2. Watch for Trend Line Breaks
A market reversal often begins with a trend line break. This happens when:
✅ Price closes decisively below an uptrend line or above a downtrend line.
✅ The break occurs with strong momentum or high volume.
✅ The price retests the broken trend line and fails to reclaim it.
🔹 False Breakouts: Not all trend line breaks lead to reversals. A false breakout occurs when price breaks the trend line but quickly returns above/below it. Wait for confirmation before acting.
3. Look for Additional Confirmation Signals
A trend line break alone isn’t enough—combine it with other reversal signals:
- Candlestick Patterns: Reversal patterns like double tops/bottoms, head and shoulders, engulfing candles, and pin bars add confirmation.
- Divergence on Indicators: If RSI or MACD shows divergence while price is still trending, it suggests weakening momentum.
- Support/Resistance Zones: If price breaks a trend line near a major support/resistance area, it strengthens the reversal case.
4. Spotting Trend Reversals Early vs.
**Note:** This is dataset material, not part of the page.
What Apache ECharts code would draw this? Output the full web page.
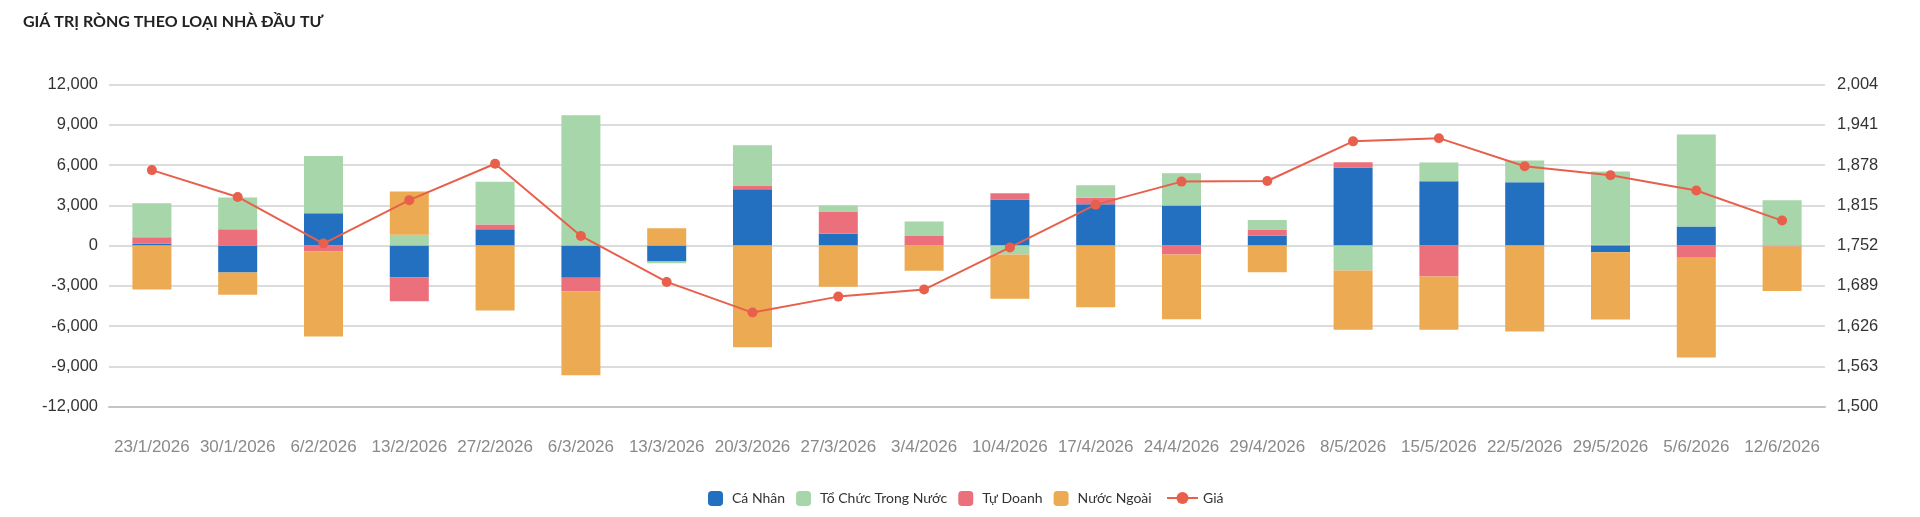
<!DOCTYPE html>
<html>
<head>
<meta charset="utf-8">
<script src="https://cdn.jsdelivr.net/npm/echarts@6/dist/echarts.min.js"></script>
<style>
html, body { margin: 0; padding: 0; background: #fff; }
#chart { width: 1920px; height: 517px; }
</style>
</head>
<body>
<div id="chart"></div>
<script>
var categories = ['23/1/2026', '30/1/2026', '6/2/2026', '13/2/2026', '27/2/2026', '6/3/2026', '13/3/2026',
    '20/3/2026', '27/3/2026', '3/4/2026', '10/4/2026', '17/4/2026', '24/4/2026', '29/4/2026',
    '8/5/2026', '15/5/2026', '22/5/2026', '29/5/2026', '5/6/2026', '12/6/2026'];

// gia tri rong (ty dong)
var caNhan = [150, -2010, 2410, -2390, 1220, -2410, -1200, 4200, 870, 0,
    3430, 3080, 2980, 750, 5810, 4790, 4720, -500, 1420, 0];
var tuDoanh = [470, 1220, -450, -1760, 350, -1020, 0, 270, 1660, 700,
    470, 470, -670, 450, 400, -2310, 0, 50, -920, -80];
var toChuc = [2530, 2360, 4270, 800, 3180, 9710, -120, 3010, 450, 1090,
    -670, 940, 2410, 700, -1860, 1390, 1610, 5460, 6860, 3370];
var nuocNgoai = [-3280, -1660, -6330, 3230, -4840, -6240, 1290, -7580, -3080, -1890,
    -3300, -4600, -4820, -1990, -4420, -3970, -6410, -5020, -7430, -3310];
// gia (truc phai)
var gia = [1870, 1828, 1755, 1823, 1880, 1767, 1695, 1647, 1672, 1683,
    1749, 1816, 1852, 1853, 1915, 1920, 1876, 1862, 1838, 1791];

var myChart = echarts.init(document.getElementById('chart'));

function fmt(v) {
    return v.toLocaleString('en-US');
}

function barSeries(name, data, color) {
    return {
        name: name,
        type: 'bar',
        stack: 'net',
        barWidth: 39,
        data: data,
        itemStyle: { color: color }
    };
}

var legendText = { fontFamily: 'Lato', fontSize: 14, color: '#333', padding: [0, 0, 0, 4] };

myChart.setOption({
    animation: false,
    title: {
        text: 'GIÁ TRỊ RÒNG THEO LOẠI NHÀ ĐẦU TƯ',
        left: 18,
        top: 9,
        textStyle: {
            fontFamily: 'Lato',
            fontSize: 16,
            fontWeight: 'bold',
            color: '#222'
        }
    },
    legend: [{
        data: ['Cá Nhân', 'Tổ Chức Trong Nước', 'Tự Doanh', 'Nước Ngoài'],
        left: 703,
        top: 486,
        itemWidth: 15,
        itemHeight: 15,
        itemGap: 11,
        icon: 'roundRect',
        textStyle: legendText
    }, {
        data: ['Giá'],
        left: 1161,
        top: 486,
        itemWidth: 31,
        itemHeight: 15,
        textStyle: { fontFamily: 'Lato', fontSize: 14, color: '#333' }
    }],
    grid: {
        left: 109,
        right: 95,
        top: 84.5,
        bottom: 110.5
    },
    xAxis: {
        type: 'category',
        data: categories,
        axisTick: { show: false },
        axisLine: { onZero: false, lineStyle: { color: '#c4c4c4', width: 2 } },
        axisLabel: {
            interval: 0,
            margin: 32,
            fontFamily: 'Liberation Sans',
            fontSize: 17,
            color: '#8a8a8a'
        }
    },
    yAxis: [{
        type: 'value',
        min: -12000,
        max: 12000,
        interval: 3000,
        axisLine: { show: false },
        axisTick: { show: false },
        splitLine: { lineStyle: { color: '#dcdcdc', width: 2 } },
        axisLabel: {
            margin: 11,
            fontFamily: 'Liberation Sans',
            fontSize: 16.5,
            color: '#333',
            formatter: fmt
        }
    }, {
        type: 'value',
        min: 1500,
        max: 2004,
        interval: 63,
        axisLine: { show: false },
        axisTick: { show: false },
        splitLine: { show: false },
        axisLabel: {
            margin: 12,
            fontFamily: 'Liberation Sans',
            fontSize: 16.5,
            color: '#333',
            formatter: fmt
        }
    }],
    series: [
        barSeries('Cá Nhân', caNhan, '#2470C0'),
        barSeries('Tự Doanh', tuDoanh, '#EB707C'),
        barSeries('Tổ Chức Trong Nước', toChuc, '#A6D6AA'),
        barSeries('Nước Ngoài', nuocNgoai, '#ECAA52'),
        {
            name: 'Giá',
            type: 'line',
            yAxisIndex: 1,
            data: gia,
            symbol: 'circle',
            symbolSize: 10,
            z: 5,
            lineStyle: { color: '#E8604C', width: 2 },
            itemStyle: { color: '#E8604C' }
        }
    ]
});
</script>
</body>
</html>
Late
- Aggressive Traders: Enter immediately after the trend line break, aiming to catch the start of a new trend.
- Conservative Traders: Wait for a retest of the broken trend line and enter when price fails to reclaim the trend.
5. Set Stop Loss & Targets
- Stop Loss: Place it just beyond the last swing high/low before the trend line break.
- Profit Targets: Use previous support/resistance levels, Fibonacci retracement levels, or measured moves based on the trend’s length.
Final Thoughts
Trend lines provide a visual guide for spotting reversals, but they should never be used in isolation. Combine them with other technical indicators, price action, and confirmation signals to improve accuracy.
By mastering trend line breaks and using additional confluence factors, you can identify high-probability reversal trades and avoid false signals.
Frequently Asked Questions
What is a trend line?
A trend line is a diagonal support or resistance level on a price chart. It’s often used to identify support during an uptrend or resistance during a downtrend.
How do you draw trend lines?
Start with a prominent high or low on a higher time frame such as the daily. From there, look to see if you can connect a trend line with the subsequent lows (for an uptrend) or highs (for a downtrend).
Is it okay if a trend line cuts through a candlestick?
It’s okay if a trend line cuts through a small part of the upper or lower wick on a candlestick. However, as a general rule, a trend line should not cut through the body of a candlestick.